Smart Building Technology Integration and Data Analytics

The use of integrated sensor technology in "smart buildings" allows building owners and operators to track energy and water usage, occupancy rates, lighting usage, security, and automate various systems and services. With the growing adoption of IoT (Internet of Things) technology in commercial buildings, there are now complex networks of systems communicating over various platforms within the office environment. For employers, this technology provides valuable data on space use and the ability to control multiple systems from a single platform.

However, because these systems use proprietary platforms and collect information, security is a major concern. The communication of these platforms with cloud-based servers outside of the client's security network can potentially leave an organization's data vulnerable to unauthorized access. Moreover, the disparate systems required to achieve project goals may not be easily integrated, limiting overall system functionality. The image below illustrates the complexity of systems within a single project.

To address these challenges, the design team should consult with an integration specialist. The specialist can help the project team develop a program of requirements, guide system selection, and integrate the various systems in line with project goals.

Creating a Diverse and Inclusive Workplace

In recent years, diversity, equity, and inclusion (DEI) initiatives have expanded beyond traditional minority and gender-focused recruitment to focus on workplace experience projects, especially those utilizing a hybrid work structure. The design of such structures must take into consideration a variety of concerns, including:

  • Equitable participation in hybrid meetings
  • Technology interfaces accessible across generations and ability levels
  • Physical workplace environment accommodating individuals of varying ages, mobility, neurological profiles, vision and hearing difficulties, and cultural experiences.

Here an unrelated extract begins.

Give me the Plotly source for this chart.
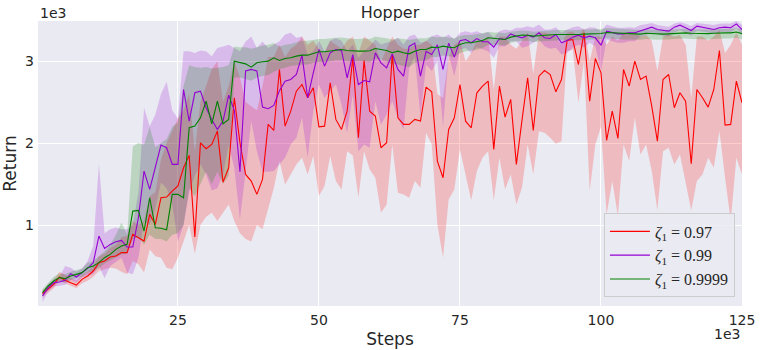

To address these concerns, universal design strategies have gained popularity, creating more equitable environments for everyone. While project teams may be familiar with basic universal design concepts and strategies, a consultant can advise on specific solutions and navigate potential liability issues.

Audiovisual and technology consultants specializing in inclusive design can determine technology systems and processes that enable more equitable experiences for all employees, regardless of location or ability. They can suggest tools that make hybrid collaboration more inclusive, such as closed captioning on virtual calls.

In organizations that encompass diverse cultural backgrounds, an individual's workplace experience can be greatly influenced by their cultural encounters. It is imperative for the project team to consider the impact of different cultures on the workplace experience to prevent potential scenarios that may be considered offensive in some locations. Behavioral scientists are now vital members of project teams, incorporating cultural awareness into the workplace experience.

Integrating all Components

Managing a diverse range of consultants in a complex workplace design project is a challenging task, requiring careful evaluation of each consultant's potential and integration into the project schedule while managing client expectations. There is no one-size-fits-all approach to hybrid workplace design, and each project requires a customized solution that aligns with the organization's culture, goals, and budget. The timeline above provides a potential schedule for consultant integration, but it's essential to discuss the role of each consultant with the client to ensure a mutually beneficial project team structure. This approach will help establish a solid foundation for the project and set it on the path to success.